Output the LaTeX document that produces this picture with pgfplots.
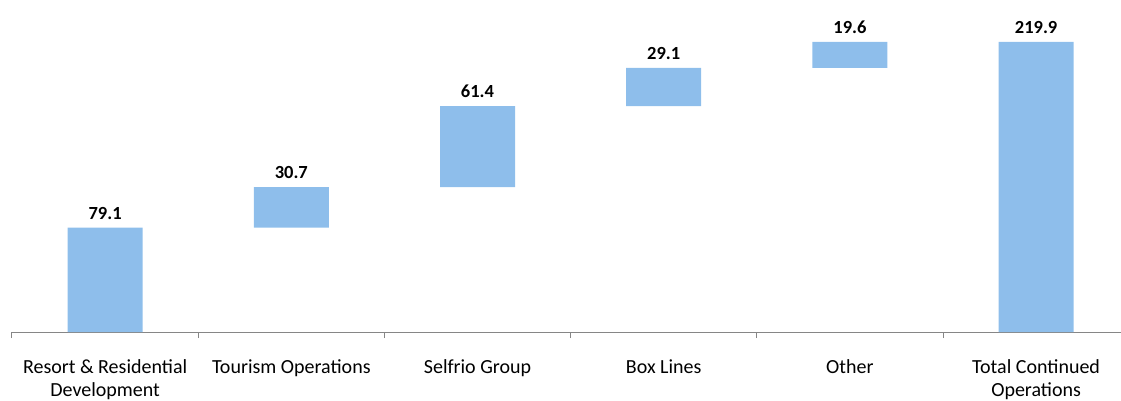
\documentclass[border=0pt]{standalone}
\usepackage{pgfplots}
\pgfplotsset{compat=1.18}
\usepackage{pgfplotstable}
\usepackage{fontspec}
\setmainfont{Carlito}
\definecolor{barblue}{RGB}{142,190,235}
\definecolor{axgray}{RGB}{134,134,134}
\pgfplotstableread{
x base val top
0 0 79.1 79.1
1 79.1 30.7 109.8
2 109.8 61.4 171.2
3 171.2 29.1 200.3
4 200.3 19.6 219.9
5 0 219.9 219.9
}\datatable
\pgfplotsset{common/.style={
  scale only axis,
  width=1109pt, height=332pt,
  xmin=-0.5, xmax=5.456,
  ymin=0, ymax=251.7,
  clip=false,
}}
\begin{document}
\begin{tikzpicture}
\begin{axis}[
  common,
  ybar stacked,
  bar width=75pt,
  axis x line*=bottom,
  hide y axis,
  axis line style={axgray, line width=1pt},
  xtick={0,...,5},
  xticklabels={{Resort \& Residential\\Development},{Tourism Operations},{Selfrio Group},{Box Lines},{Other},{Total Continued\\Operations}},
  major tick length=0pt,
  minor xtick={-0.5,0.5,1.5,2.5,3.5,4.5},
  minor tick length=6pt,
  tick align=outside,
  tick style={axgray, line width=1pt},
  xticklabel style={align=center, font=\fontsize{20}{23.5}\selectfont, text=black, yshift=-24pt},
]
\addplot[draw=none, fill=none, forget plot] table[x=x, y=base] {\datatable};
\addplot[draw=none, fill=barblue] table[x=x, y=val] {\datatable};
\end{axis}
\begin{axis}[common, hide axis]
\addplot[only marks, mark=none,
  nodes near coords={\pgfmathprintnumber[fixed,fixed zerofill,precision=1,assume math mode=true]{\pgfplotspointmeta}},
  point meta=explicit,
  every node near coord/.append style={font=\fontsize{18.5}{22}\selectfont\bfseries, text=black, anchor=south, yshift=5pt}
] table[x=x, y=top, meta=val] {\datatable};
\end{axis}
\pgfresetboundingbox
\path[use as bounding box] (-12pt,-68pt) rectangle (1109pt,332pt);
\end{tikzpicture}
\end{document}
::::::
_TASK INSTRUCTIONS:_
Do not include the images; transcribe the rest of the listing exactly.

_TASK RESPONSE:_
Output the LaTeX document that produces this picture with pgfplots.
\documentclass[border=0pt]{standalone}
\usepackage{pgfplots}
\pgfplotsset{compat=1.18}
\usepackage{pgfplotstable}
\usepackage{fontspec}
\setmainfont{Carlito}
\definecolor{barblue}{RGB}{142,190,235}
\definecolor{axgray}{RGB}{134,134,134}
\pgfplotstableread{
x base val top
0 0 79.1 79.1
1 79.1 30.7 109.8
2 109.8 61.4 171.2
3 171.2 29.1 200.3
4 200.3 19.6 219.9
5 0 219.9 219.9
}\datatable
\pgfplotsset{common/.style={
  scale only axis,
  width=1109pt, height=332pt,
  xmin=-0.5, xmax=5.456,
  ymin=0, ymax=251.7,
  clip=false,
}}
\begin{document}
\begin{tikzpicture}
\begin{axis}[
  common,
  ybar stacked,
  bar width=75pt,
  axis x line*=bottom,
  hide y axis,
  axis line style={axgray, line width=1pt},
  xtick={0,...,5},
  xticklabels={{Resort \& Residential\\Development},{Tourism Operations},{Selfrio Group},{Box Lines},{Other},{Total Continued\\Operations}},
  major tick length=0pt,
  minor xtick={-0.5,0.5,1.5,2.5,3.5,4.5},
  minor tick length=6pt,
  tick align=outside,
  tick style={axgray, line width=1pt},
  xticklabel style={align=center, font=\fontsize{20}{23.5}\selectfont, text=black, yshift=-24pt},
]
\addplot[draw=none, fill=none, forget plot] table[x=x, y=base] {\datatable};
\addplot[draw=none, fill=barblue] table[x=x, y=val] {\datatable};
\end{axis}
\begin{axis}[common, hide axis]
\addplot[only marks, mark=none,
  nodes near coords={\pgfmathprintnumber[fixed,fixed zerofill,precision=1,assume math mode=true]{\pgfplotspointmeta}},
  point meta=explicit,
  every node near coord/.append style={font=\fontsize{18.5}{22}\selectfont\bfseries, text=black, anchor=south, yshift=5pt}
] table[x=x, y=top, meta=val] {\datatable};
\end{axis}
\pgfresetboundingbox
\path[use as bounding box] (-12pt,-68pt) rectangle (1109pt,332pt);
\end{tikzpicture}
\end{document}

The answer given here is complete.